STORED RECORDS:
[BEGIN]

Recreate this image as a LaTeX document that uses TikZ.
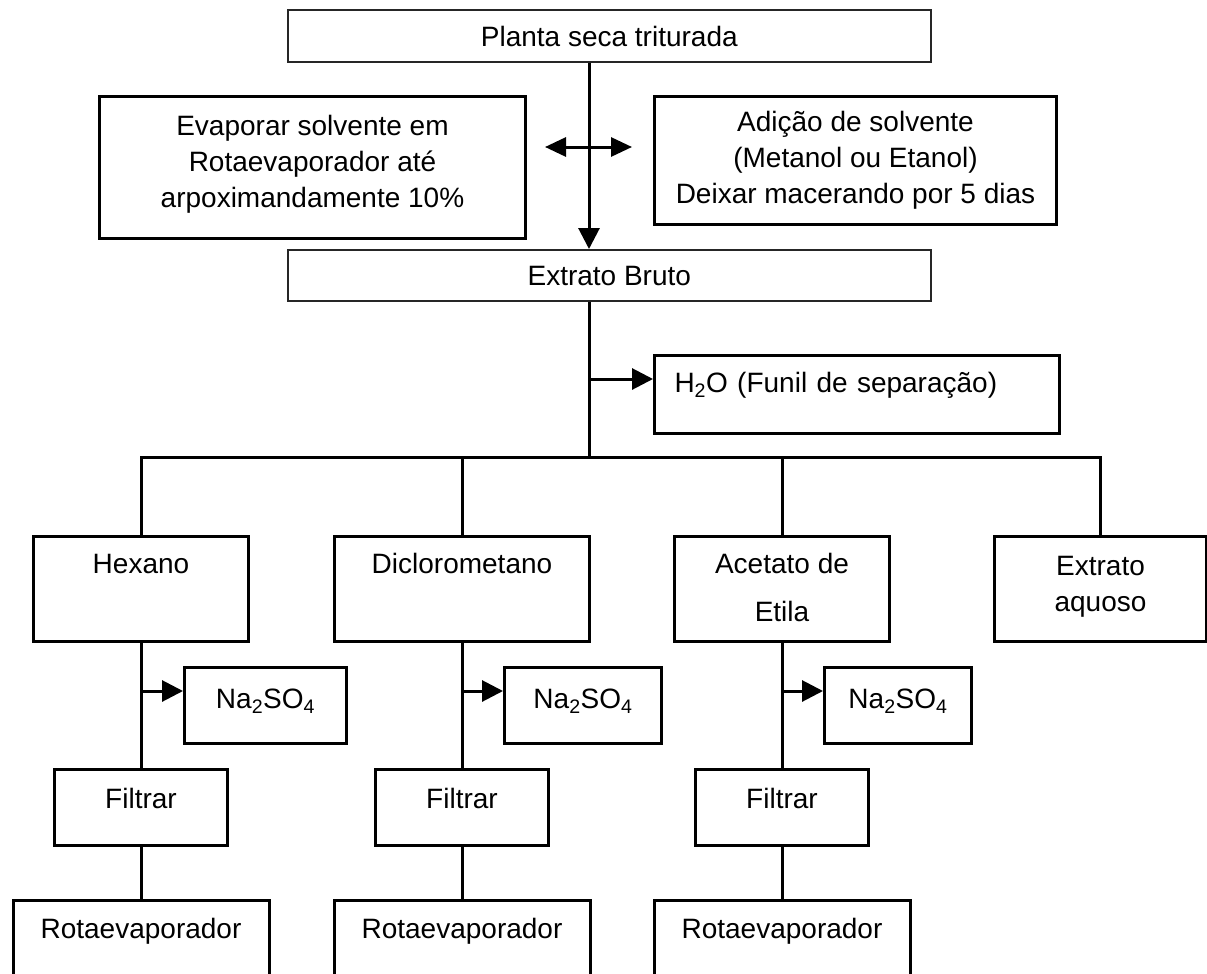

[END]
[BEGIN]

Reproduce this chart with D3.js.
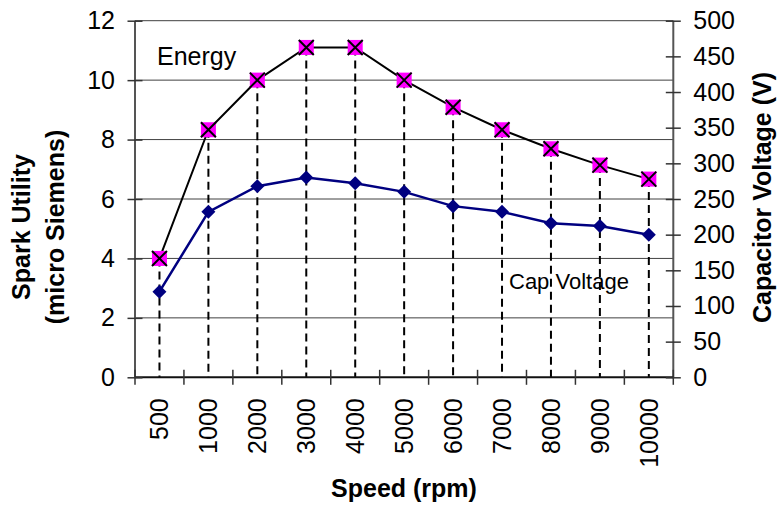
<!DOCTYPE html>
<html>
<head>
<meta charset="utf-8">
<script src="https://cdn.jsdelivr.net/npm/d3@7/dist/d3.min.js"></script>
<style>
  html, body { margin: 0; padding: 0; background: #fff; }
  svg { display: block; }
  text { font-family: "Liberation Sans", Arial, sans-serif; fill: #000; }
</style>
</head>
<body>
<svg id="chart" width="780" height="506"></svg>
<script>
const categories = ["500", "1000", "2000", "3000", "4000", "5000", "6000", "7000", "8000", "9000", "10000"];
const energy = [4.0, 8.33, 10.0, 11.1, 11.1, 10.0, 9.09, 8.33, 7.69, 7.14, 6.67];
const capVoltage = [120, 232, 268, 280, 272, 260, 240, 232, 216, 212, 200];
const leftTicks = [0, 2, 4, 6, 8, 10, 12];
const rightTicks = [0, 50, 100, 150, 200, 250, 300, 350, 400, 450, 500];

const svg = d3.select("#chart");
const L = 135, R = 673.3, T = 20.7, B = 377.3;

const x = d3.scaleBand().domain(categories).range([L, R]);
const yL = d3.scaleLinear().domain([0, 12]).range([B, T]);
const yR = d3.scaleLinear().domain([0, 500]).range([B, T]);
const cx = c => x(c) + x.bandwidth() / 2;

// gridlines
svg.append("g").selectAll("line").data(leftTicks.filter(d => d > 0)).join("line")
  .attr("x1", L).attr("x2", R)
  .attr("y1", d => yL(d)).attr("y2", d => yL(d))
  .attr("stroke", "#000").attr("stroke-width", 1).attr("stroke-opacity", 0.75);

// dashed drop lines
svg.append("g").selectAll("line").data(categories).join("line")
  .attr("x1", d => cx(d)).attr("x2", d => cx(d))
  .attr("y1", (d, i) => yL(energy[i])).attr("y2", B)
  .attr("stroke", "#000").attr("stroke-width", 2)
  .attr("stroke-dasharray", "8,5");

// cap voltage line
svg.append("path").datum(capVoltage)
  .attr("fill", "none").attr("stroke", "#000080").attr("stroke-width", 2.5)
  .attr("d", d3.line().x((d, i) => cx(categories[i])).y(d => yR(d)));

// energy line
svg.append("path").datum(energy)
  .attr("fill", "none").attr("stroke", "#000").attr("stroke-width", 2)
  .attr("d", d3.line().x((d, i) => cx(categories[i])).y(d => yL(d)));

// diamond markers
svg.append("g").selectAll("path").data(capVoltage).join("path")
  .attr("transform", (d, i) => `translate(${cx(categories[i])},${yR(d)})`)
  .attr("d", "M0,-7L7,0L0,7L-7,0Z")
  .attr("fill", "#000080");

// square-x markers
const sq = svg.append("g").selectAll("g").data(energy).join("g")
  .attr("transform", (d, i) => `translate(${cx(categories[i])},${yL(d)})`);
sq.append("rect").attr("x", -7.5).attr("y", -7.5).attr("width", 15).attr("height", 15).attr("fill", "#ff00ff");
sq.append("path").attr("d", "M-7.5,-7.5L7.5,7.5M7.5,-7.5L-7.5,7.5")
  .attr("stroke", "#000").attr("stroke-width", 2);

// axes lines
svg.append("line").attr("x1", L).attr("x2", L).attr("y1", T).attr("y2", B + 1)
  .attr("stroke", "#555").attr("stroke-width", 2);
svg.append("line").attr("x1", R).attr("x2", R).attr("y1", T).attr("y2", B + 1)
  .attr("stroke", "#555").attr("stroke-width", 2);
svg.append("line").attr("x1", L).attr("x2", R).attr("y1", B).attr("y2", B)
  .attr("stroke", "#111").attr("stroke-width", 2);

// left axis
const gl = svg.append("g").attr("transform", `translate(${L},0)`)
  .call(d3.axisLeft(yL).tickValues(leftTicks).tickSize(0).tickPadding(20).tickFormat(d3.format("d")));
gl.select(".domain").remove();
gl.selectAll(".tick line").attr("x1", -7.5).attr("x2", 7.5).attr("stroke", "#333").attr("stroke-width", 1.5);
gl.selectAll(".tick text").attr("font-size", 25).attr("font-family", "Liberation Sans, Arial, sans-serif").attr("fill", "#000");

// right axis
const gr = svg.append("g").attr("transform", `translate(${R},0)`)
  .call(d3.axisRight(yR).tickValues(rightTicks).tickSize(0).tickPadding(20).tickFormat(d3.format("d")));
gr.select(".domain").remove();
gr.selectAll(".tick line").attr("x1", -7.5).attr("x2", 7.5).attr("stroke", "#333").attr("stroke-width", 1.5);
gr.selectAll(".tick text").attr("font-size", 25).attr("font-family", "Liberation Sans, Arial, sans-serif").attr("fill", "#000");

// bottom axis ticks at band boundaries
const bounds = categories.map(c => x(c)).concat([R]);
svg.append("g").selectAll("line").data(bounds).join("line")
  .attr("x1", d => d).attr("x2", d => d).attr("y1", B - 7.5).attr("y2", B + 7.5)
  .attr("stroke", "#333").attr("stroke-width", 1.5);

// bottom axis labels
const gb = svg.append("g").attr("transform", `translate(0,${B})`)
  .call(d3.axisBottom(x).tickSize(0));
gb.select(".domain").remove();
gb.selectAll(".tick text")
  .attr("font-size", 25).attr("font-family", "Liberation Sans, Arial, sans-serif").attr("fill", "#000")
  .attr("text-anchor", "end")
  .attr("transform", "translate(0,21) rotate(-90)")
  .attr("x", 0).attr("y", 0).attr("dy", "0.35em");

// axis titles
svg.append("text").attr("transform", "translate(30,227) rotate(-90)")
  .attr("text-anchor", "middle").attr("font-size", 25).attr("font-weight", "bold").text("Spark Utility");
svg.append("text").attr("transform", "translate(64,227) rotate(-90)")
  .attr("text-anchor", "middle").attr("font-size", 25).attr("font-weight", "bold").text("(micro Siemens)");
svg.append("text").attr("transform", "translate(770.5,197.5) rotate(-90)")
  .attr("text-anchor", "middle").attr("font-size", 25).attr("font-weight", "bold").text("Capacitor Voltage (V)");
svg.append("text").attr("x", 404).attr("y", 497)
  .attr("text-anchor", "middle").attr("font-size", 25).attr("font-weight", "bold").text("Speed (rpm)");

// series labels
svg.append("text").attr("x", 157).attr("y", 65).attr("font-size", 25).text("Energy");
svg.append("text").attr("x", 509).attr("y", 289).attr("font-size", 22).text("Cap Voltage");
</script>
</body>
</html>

[END]
[BEGIN]

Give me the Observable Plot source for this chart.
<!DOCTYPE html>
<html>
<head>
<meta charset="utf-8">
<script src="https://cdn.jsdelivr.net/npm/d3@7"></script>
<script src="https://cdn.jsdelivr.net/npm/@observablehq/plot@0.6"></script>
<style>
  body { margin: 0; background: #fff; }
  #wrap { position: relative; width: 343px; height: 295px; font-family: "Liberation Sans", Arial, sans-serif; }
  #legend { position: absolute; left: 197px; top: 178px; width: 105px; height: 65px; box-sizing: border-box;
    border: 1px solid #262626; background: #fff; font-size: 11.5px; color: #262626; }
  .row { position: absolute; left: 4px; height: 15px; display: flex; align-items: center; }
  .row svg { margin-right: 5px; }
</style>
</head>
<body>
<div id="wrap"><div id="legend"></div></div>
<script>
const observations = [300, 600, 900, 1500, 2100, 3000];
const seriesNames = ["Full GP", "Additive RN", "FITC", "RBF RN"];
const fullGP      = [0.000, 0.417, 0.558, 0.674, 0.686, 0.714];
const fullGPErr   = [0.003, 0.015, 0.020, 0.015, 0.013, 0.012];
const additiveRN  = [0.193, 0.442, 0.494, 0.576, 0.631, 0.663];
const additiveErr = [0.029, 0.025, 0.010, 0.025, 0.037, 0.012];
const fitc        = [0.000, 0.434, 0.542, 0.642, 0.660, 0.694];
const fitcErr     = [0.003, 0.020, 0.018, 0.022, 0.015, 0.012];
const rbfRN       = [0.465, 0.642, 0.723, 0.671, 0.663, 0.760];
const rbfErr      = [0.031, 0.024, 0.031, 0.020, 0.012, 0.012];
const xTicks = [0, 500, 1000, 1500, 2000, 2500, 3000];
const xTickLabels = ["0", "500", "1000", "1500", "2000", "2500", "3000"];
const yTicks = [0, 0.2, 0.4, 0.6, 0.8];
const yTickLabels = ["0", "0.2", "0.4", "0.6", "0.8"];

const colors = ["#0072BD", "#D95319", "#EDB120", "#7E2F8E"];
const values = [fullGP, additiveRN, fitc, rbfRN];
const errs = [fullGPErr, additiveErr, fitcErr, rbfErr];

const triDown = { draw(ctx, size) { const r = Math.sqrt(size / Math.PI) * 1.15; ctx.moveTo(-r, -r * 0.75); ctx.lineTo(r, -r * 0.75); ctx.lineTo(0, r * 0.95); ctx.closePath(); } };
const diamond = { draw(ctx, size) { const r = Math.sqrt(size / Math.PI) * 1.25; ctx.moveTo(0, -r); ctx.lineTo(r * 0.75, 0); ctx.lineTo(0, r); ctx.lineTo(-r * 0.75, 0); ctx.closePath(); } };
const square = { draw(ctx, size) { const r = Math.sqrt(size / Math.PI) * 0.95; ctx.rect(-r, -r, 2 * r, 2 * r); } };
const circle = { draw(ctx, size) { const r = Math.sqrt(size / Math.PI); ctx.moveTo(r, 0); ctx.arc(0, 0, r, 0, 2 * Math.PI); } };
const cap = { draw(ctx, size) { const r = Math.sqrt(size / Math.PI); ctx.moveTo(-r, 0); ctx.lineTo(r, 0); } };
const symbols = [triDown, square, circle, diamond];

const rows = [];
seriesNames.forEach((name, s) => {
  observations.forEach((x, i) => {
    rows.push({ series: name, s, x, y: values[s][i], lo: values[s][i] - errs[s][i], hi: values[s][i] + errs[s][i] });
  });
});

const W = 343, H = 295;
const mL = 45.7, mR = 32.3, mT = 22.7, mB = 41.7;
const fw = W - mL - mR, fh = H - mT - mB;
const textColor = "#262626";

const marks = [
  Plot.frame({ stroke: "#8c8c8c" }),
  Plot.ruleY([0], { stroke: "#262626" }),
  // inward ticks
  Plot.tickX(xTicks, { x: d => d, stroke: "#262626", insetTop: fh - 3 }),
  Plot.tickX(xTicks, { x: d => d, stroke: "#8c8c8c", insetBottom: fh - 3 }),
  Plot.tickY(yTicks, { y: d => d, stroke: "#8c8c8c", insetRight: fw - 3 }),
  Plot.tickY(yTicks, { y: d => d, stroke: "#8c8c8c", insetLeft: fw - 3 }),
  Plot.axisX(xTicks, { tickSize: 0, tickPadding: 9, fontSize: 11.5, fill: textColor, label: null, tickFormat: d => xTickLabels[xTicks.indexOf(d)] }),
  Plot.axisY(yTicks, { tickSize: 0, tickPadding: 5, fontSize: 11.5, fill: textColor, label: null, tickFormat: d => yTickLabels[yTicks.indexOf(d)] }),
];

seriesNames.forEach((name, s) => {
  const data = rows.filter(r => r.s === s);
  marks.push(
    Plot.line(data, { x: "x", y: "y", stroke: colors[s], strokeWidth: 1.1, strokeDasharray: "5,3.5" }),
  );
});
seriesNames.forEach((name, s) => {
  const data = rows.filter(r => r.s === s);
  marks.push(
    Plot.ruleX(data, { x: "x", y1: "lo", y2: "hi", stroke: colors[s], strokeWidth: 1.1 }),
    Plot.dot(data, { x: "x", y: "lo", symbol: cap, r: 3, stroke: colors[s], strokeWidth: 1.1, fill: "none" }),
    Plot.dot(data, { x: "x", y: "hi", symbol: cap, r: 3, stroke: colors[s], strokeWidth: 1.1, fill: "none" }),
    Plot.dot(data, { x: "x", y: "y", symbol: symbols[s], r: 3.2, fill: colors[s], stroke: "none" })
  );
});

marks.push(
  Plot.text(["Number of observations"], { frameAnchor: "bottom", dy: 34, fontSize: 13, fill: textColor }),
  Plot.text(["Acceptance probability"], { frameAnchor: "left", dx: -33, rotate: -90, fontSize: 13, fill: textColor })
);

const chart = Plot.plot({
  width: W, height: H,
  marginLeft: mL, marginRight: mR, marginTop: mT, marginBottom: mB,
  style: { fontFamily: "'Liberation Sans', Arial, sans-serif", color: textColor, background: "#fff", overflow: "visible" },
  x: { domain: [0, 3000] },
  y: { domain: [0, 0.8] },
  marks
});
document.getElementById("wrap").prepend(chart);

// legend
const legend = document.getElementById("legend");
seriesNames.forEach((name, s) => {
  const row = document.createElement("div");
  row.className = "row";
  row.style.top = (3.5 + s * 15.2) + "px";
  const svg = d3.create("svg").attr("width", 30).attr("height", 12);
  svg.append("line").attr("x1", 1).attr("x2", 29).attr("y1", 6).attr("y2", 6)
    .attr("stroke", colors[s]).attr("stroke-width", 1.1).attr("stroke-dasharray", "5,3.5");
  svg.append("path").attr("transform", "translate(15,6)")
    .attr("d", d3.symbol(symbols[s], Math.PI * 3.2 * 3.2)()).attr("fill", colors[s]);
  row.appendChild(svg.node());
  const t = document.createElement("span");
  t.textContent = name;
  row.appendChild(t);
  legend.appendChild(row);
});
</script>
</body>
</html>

[END]

EXERCISE BRIEF:
Extract lines where the string "document" occurs.

EXERCISE RESULT:
Recreate this image as a LaTeX document that uses TikZ.
document.getElementById("wrap").prepend(chart);
const legend = document.getElementById("legend");
  const row = document.createElement("div");
  const t = document.createElement("span");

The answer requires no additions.